Greater Manchester’s progress on the devolution front has been in large part its ability to work with any government and in recent years, the Conservatives.

Clearly Manchester council’s pragmatic deal-seeker Sir Howard Bernstein and the close-knit group of senior officials who have followed his lead have been at the heart of that.

Yet it has also been down to Labour politicians’ ability to put aside party differences and deal with the Tories, both locally and nationally.

We don’t know if next year’s mayor will be Labour – and I’m in no way pre-judging the contest, because that is far from a given. But say Labour wins. The mayor will need to continue in the same vein, by forging cross party alliances.

If it’s Andy Burnham, for example, the current shadow home secretary will find himself dealing with his formidable former government opposite number, Theresa May.

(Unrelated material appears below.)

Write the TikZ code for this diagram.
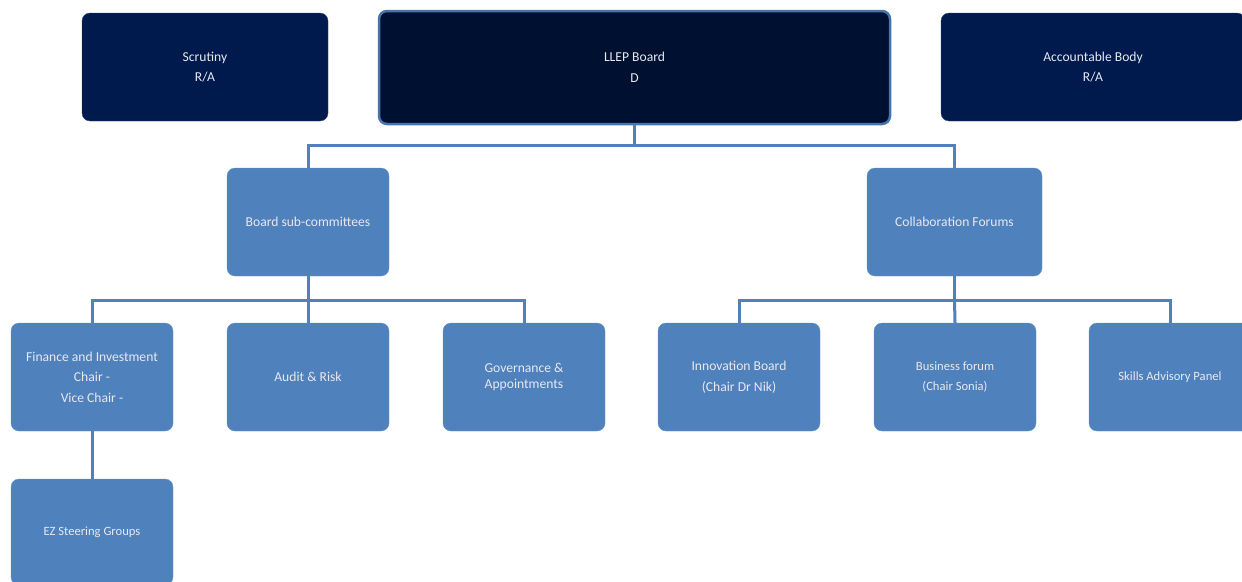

Would a Labour mayor be able to tread the line between making public pronouncements on Greater Manchester’s interests – including criticising the government – at the same time as having pragmatic discussions with that same government behind the scenes?

Andy Burnham

They would also need to continue a pragmatic way of working with Trafford council’s Tory leader Sean Anstee, who remains the combined authority’s only direct political line into government.

Greater Manchester has a lot of plans that have not yet really seen the light of day. Some officials talk of seeking powers over social housing, over which we have little control. Other ideas include getting a ‘schools commissioner’ aimed at driving up standards.

It has been suggested to me Theresa May could be rather keen on the idea of bringing back grammar schools. Would Greater Manchester be given its own scope to implement that as it saw fit, or would such a policy be rolled out from Whitehall?

These are all questions being mulled over at the top of our town halls.

Regardless of the answers, the days when Greater Manchester was first among equals may be drawing to a close.